Did you know that his name is really Pétur? Its Icelandic; P-E-T-U-R with a little accent over the e. Our parents holidayed there before he was born and liked the name but mostly hes just called Peter
which I never think fits him somehow, like a jumper thats just too big. He was always fascinated by Iceland, the most beautiful place he said, and he wanted to go there, would read books about it, find photos. He started to think this was it. The answer to why his Mother neglected him so much, why she always called me a miracle baby. Perhaps he wasnt hers and perhaps he came from Iceland. Adopted. This theory was soon blown out of the water; the dates didnt correspond, their going to Iceland and his being born were two years apart, but the adoption idea, that stayed. It was like the name Peter, he just didnt fit into the family, he didnt even look like the rest of us and she called me her miracle baby (laughs mirthlessly). It all came to a head, these ponderings and wonderings and theories, when he found a piece of yellowing paper stuffed at the back of my fathers desk that could have been there for years. It said, A. Taylor, birth mother. This was around the time that I decided to demonstrate the condition of my sanity. I was nearly eighteen and about to pass my exams with flying colours. I had a perfect future in front of me; a doctor, a lawyer, a business woman in a pencil skirt with stockings and red lipstick- completely un-fucking-touchable. I didnt want it, that wasnt me and besides what if
(For the first time she looks disturbed and insecure and begins to hug her arms before she realises what she is doing. When she begins to speak her grandeur is emphasised, as if she is overcompensating.) I would have been brilliant; of course, cant you imagine me at University sweetheart? Fucking all the Professors (laughs with relish) and not to get top grades, because I would already have them, but because I was the only one they wanted, or the one they wanted the most at least. But my way, what I did, it worked too. Insane, maybe, but still beautiful, tragically beautiful and still so smart, a tortured genius. They shut me away for a while but it wasnt for long and when I got out Mummy and Daddy paid for this flat and I was close to Peter which was all that mattered. Hed got a job as a porter in a hospital by this time and a crappy little flat of his own, decked out in as many mirrors as he could afford. You dont like mirrors do you sweetheart? He needed them though, how else would he talk to his imaginary friend? (Laughs.)

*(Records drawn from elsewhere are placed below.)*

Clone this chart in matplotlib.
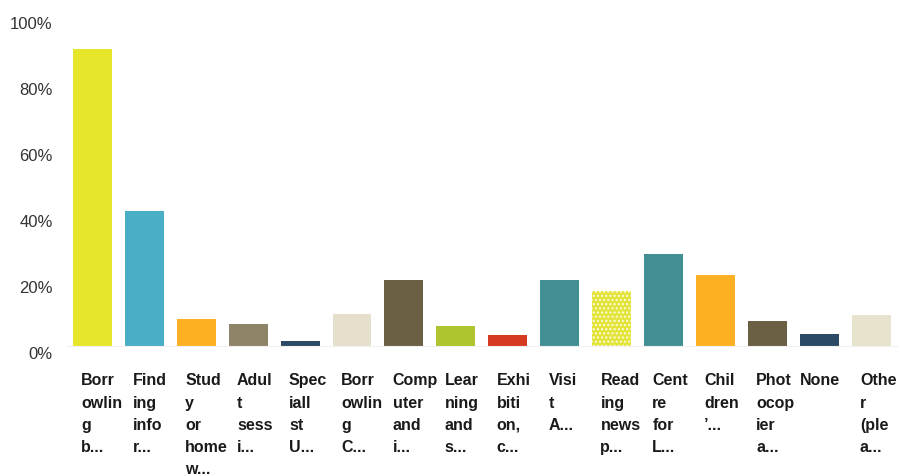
import matplotlib.pyplot as plt
import matplotlib.ticker as mticker

plt.rcParams["font.family"] = ["Liberation Sans", "DejaVu Sans"]

labels = [
    "Borr\nowlin\ng\nb...",
    "Find\ning\ninfo\nr...",
    "Stud\ny\nor\nhome\nw...",
    "Adul\nt\nsess\ni...",
    "Spec\niall\nst\nU...",
    "Borr\nowlin\ng\nC...",
    "Comp\nuter\nand\ni...",
    "Lear\nning\nand\ns...",
    "Exhi\nbiti\non,\nc...",
    "Visi\nt\nA...",
    "Read\ning\nnews\np...",
    "Cent\nre\nfor\nL...",
    "Chil\ndren\n\u2019...",
    "Phot\nocop\nier\na...",
    "None",
    "Othe\nr\n(ple\na...",
]
values = [90, 41, 8.2, 6.7, 1.5, 9.7, 20, 6, 3.3, 20, 16.7, 28, 21.5, 7.6, 3.6, 9.4]
colors = [
    "#e6e62a", "#4aafc6", "#fdb022", "#8f8467", "#2b4a66", "#e5dfcb",
    "#6b5f44", "#afc42e", "#d63b22", "#428f93", "#e3e33a", "#428f93",
    "#fdb022", "#6b5f44", "#2b4a66", "#e8e3cc",
]

fig = plt.figure(figsize=(9, 4.77), dpi=100)
ax = fig.add_axes([0.0739, 0.2725, 0.9228, 0.6918])

x = range(len(values))
bars = ax.bar(x, values, width=0.75, color=colors)
# the newspaper bar is speckled in the original
bars[10].set_hatch("....")
bars[10].set_edgecolor("#fbfbe0")
bars[10].set_linewidth(0)

ax.set_xlim(-0.5, len(values) - 0.5)
ax.set_ylim(0, 100)
ax.set_yticks([0, 20, 40, 60, 80, 100])
ax.yaxis.set_major_formatter(mticker.FuncFormatter(lambda v, p: f"{v:.0f}%"))
ax.tick_params(axis="y", length=0, pad=10, labelsize=12, labelcolor="#333333")
for lab in ax.get_yticklabels():
    lab.set_va("top")
ax.set_xticks([])

for s in ["top", "right", "left"]:
    ax.spines[s].set_visible(False)
ax.spines["bottom"].set_color("#f0f0f0")

for i, lab in enumerate(labels):
    dx = -8 if "\n" in lab else -14
    ax.annotate(
        lab,
        xy=(i, 0),
        xycoords=("data", "axes fraction"),
        xytext=(dx, -19),
        textcoords="offset points",
        ha="left",
        va="top",
        fontsize=11.5,
        fontweight="bold",
        color="#1a1a1a",
        linespacing=1.6,
    )

fig.savefig("out.png", dpi=100)
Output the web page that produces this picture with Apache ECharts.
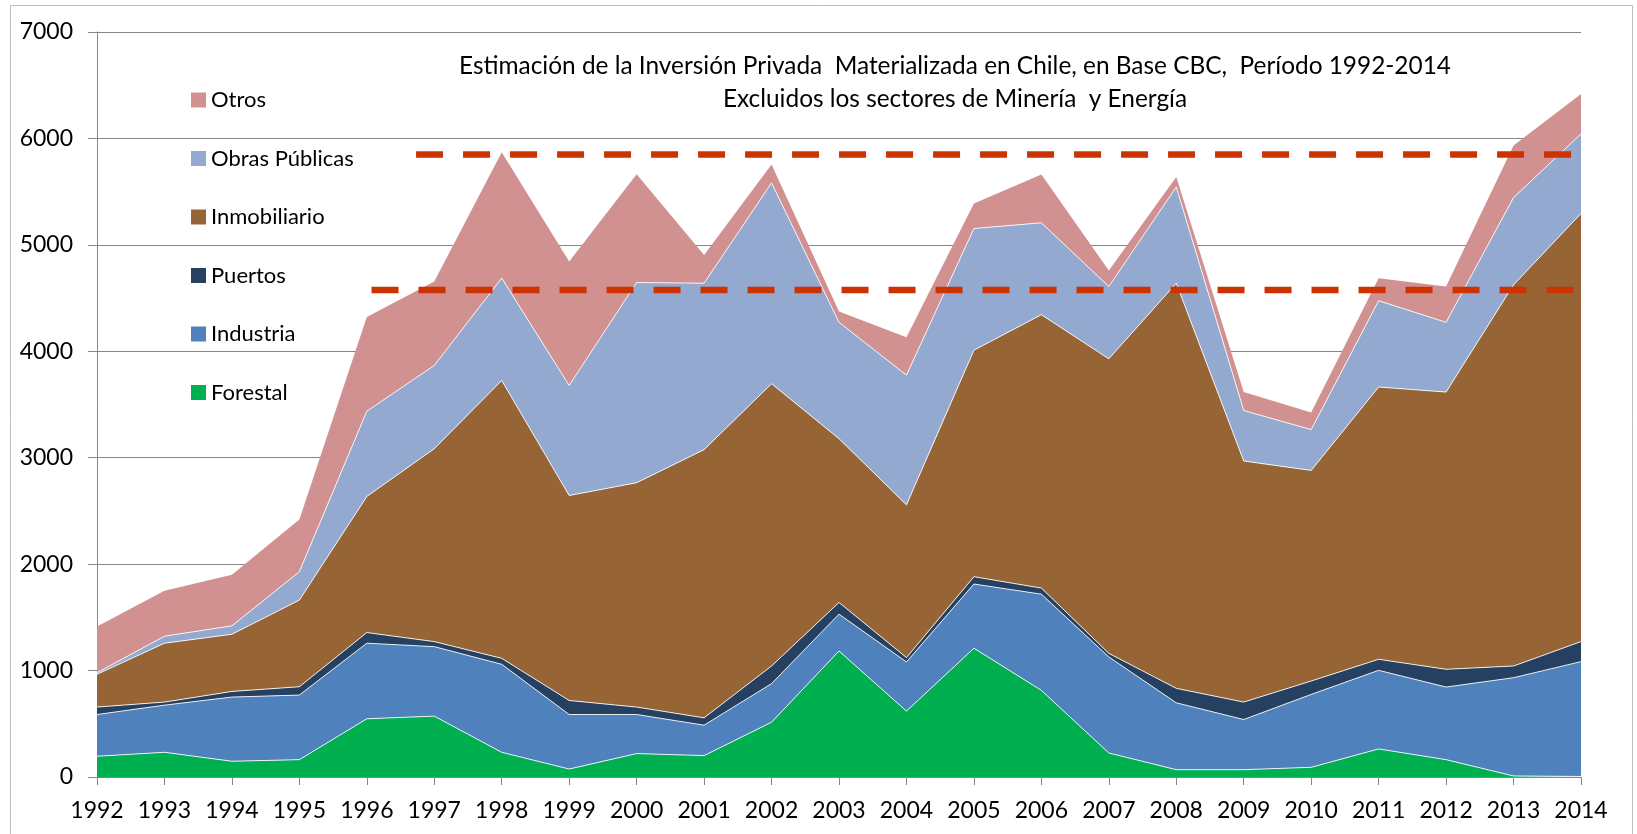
<!DOCTYPE html>
<html>
<head>
<meta charset="utf-8">
<script src="https://cdn.jsdelivr.net/npm/echarts@6/dist/echarts.min.js"></script>
<style>
html,body{margin:0;padding:0;background:#fff;}
#chart{width:1637px;height:834px;}
</style>
</head>
<body>
<div id="chart"></div>
<script>
var years = ['1992','1993','1994','1995','1996','1997','1998','1999','2000','2001','2002','2003','2004','2005','2006','2007','2008','2009','2010','2011','2012','2013','2014'];
var forestal = [195,232,148,163,547,572,232,75,220,201,515,1184,619,1210,814,226,69,69,91,264,163,10,5];
var industria = [392,443,603,607,710,653,827,512,367,286,362,346,462,603,904,902,628,471,685,738,682,923,1079];
var puertos = [70,29,53,78,100,47,56,132,70,69,166,110,41,69,57,34,136,164,126,104,167,110,188];
var inmobiliario = [308,553,537,814,1279,1813,2611,1926,2108,2520,2652,1539,1435,2128,2569,2767,3807,2265,1979,2558,2605,3581,4023];
var obrasPublicas = [15,66,79,267,801,782,961,1034,1881,1564,1887,1093,1219,1144,863,680,904,474,383,811,655,820,748];
var otros = [434,427,481,490,885,788,1184,1164,1017,265,174,103,356,234,453,149,94,174,160,212,337,490,374];
var yTicks = [0,1000,2000,3000,4000,5000,6000,7000];
var refUpper = [[1996.73,5850],[2014.45,5850]];
var refLower = [[1996.07,4577],[2014.45,4577]];
var titleLines = ['Estimación de la Inversión Privada  Materializada en Chile, en Base CBC,  Período 1992-2014','Excluidos los sectores de Minería  y Energía'];
var legendOrder = ['Otros','Obras Públicas','Inmobiliario','Puertos','Industria','Forestal'];

var FONT = 'Lato';
var chart = echarts.init(document.getElementById('chart'), null, {renderer:'canvas'});

function area(name, data, color, withLine){
  return {
    name:name, type:'line', stack:'total', data:data, xAxisIndex:0, yAxisIndex:0,
    symbol:'none', showSymbol:false,
    lineStyle: withLine ? {width:1, color:'rgba(255,255,255,0.85)'} : {width:0},
    itemStyle:{color:color},
    areaStyle:{color:color, opacity:1},
    emphasis:{disabled:true}
  };
}
function refLine(data){
  return {
    type:'line', data:data, xAxisIndex:1, yAxisIndex:0, symbol:'none', clip:false, z:10,
    lineStyle:{color:'#CC3300', width:6.5, type:[27,20], cap:'butt'},
    emphasis:{disabled:true}, silent:true
  };
}

chart.setOption({
  animation:false,
  backgroundColor:'#ffffff',
  grid:{left:97, right:56, top:32, bottom:57, containLabel:false},
  legend:{
    data:legendOrder, orient:'vertical', left:191, top:89, padding:0,
    icon:'rect', itemWidth:15, itemHeight:15, itemGap:36.5,
    textStyle:{fontFamily:FONT, fontSize:22, color:'#000', lineHeight:21, padding:[0,0,0,0]},
    selectedMode:false
  },
  graphic:[
    {type:'rect', shape:{x:10.5, y:5.5, width:1622, height:840}, style:{fill:'none', stroke:'#bfbfbf', lineWidth:1}, z:-1},
    {type:'text', x:955, y:66, style:{text:titleLines[0], font:'24.4px '+FONT, fill:'#000', textAlign:'center', textVerticalAlign:'middle'}, z:20},
    {type:'text', x:955, y:99, style:{text:titleLines[1], font:'24.4px '+FONT, fill:'#000', textAlign:'center', textVerticalAlign:'middle'}, z:20}
  ],
  xAxis:[
    {type:'category', data:years, boundaryGap:false,
     axisLine:{lineStyle:{color:'#868686', width:1}},
     axisTick:{show:true, inside:false, length:8, alignWithLabel:true, lineStyle:{color:'#868686'}},
     axisLabel:{fontFamily:FONT, fontSize:23, color:'#000', margin:22, interval:0},
     splitLine:{show:false}},
    {type:'value', min:1992, max:2014, show:false}
  ],
  yAxis:[
    {type:'value', min:yTicks[0], max:yTicks[yTicks.length-1], interval:1000,
     axisLine:{show:true, lineStyle:{color:'#868686', width:1}},
     axisTick:{show:true, length:9, lineStyle:{color:'#868686'}},
     axisLabel:{fontFamily:FONT, fontSize:23, color:'#000', margin:24, formatter:function(v){return String(v);}},
     splitLine:{show:true, lineStyle:{color:'#868686', width:1}}}
  ],
  series:[
    area('Forestal', forestal, '#00B050', true),
    area('Industria', industria, '#4F81BD', true),
    area('Puertos', puertos, '#254061', true),
    area('Inmobiliario', inmobiliario, '#976535', true),
    area('Obras Públicas', obrasPublicas, '#94A9CF', true),
    area('Otros', otros, '#D29191', false),
    refLine(refUpper),
    refLine(refLower)
  ]
});
</script>
</body>
</html>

Do you want to know what I did? (She stretches out on the bed, wriggling her fingers and toes sensually and enjoying the effect of her words.) My parents came home to find my exquisite skin all cut open and a hundred different words on the wallpaper in my blood. Id been up all night with a thesaurus, picking just the right ones; annihilate, irrelevant, trepidation, distorted
perhaps the amount of preparation made it a little hollow but, sweetheart, I had to let them know somehow. (Sits up again.) Nothing much changed over the next few years. I carried on in my new way and so did Peter. I called him Brother but he wasnt really, not in the terms of those elements and in all likelihood not even biologically. But he was always there, always understood me. That was until he began looking for A. Taylor, breaking into peoples houses, searching through their things for evidence, a scrap of information that told him he was there, hed existed for these people in a way he never had for our Mother. (She sighs and stares sadly at the paper in front of her on the bed. She picks up the pen and begins to write once more.) Yours, Charlotte.